Task objective
Take every line from the first down to the line with "const yTicks = [0, 10, 20, 30, 40, 50, 60];" and set it down exactly, without the pictures.

-- START Data section --

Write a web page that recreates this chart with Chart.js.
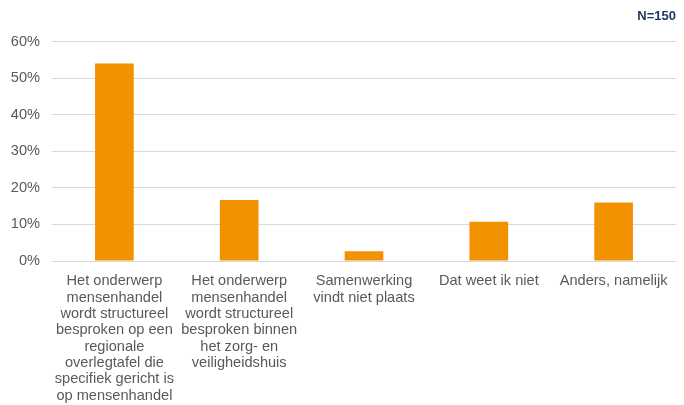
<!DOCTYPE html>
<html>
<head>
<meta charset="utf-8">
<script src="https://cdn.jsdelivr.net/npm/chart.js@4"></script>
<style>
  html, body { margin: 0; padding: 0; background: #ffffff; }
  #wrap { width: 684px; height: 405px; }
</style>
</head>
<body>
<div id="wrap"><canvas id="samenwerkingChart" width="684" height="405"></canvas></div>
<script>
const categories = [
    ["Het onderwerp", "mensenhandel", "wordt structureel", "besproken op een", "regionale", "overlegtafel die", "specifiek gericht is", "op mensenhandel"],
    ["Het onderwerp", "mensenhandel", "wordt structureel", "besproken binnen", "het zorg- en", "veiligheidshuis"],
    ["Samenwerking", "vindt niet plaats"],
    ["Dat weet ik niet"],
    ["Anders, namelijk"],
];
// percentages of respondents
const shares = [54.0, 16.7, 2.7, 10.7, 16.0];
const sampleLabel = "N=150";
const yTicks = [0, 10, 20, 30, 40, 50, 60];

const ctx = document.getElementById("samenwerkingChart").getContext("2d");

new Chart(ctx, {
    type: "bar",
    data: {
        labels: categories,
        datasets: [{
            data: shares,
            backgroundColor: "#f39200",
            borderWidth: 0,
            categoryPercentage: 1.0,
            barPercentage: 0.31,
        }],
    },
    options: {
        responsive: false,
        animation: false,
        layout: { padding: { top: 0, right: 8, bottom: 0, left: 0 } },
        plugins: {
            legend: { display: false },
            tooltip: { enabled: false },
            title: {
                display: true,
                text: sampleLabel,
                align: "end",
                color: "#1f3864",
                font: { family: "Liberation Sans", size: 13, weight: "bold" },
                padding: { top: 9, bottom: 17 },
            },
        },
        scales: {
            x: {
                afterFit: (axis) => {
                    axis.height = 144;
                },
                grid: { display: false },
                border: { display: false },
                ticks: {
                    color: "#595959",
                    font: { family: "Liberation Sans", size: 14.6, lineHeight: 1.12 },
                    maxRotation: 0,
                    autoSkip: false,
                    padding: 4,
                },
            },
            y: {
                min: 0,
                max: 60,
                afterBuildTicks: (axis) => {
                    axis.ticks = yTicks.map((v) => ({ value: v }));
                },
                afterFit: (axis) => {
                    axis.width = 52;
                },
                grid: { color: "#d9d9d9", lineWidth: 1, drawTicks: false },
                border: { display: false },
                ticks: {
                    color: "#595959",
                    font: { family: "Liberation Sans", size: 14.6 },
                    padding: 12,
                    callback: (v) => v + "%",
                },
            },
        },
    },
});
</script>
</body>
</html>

-- END Data section --

Response
Write a web page that recreates this chart with Chart.js.
<!DOCTYPE html>
<html>
<head>
<meta charset="utf-8">
<script src="https://cdn.jsdelivr.net/npm/chart.js@4"></script>
<style>
  html, body { margin: 0; padding: 0; background: #ffffff; }
  #wrap { width: 684px; height: 405px; }
</style>
</head>
<body>
<div id="wrap"><canvas id="samenwerkingChart" width="684" height="405"></canvas></div>
<script>
const categories = [
    ["Het onderwerp", "mensenhandel", "wordt structureel", "besproken op een", "regionale", "overlegtafel die", "specifiek gericht is", "op mensenhandel"],
    ["Het onderwerp", "mensenhandel", "wordt structureel", "besproken binnen", "het zorg- en", "veiligheidshuis"],
    ["Samenwerking", "vindt niet plaats"],
    ["Dat weet ik niet"],
    ["Anders, namelijk"],
];
// percentages of respondents
const shares = [54.0, 16.7, 2.7, 10.7, 16.0];
const sampleLabel = "N=150";
const yTicks = [0, 10, 20, 30, 40, 50, 60];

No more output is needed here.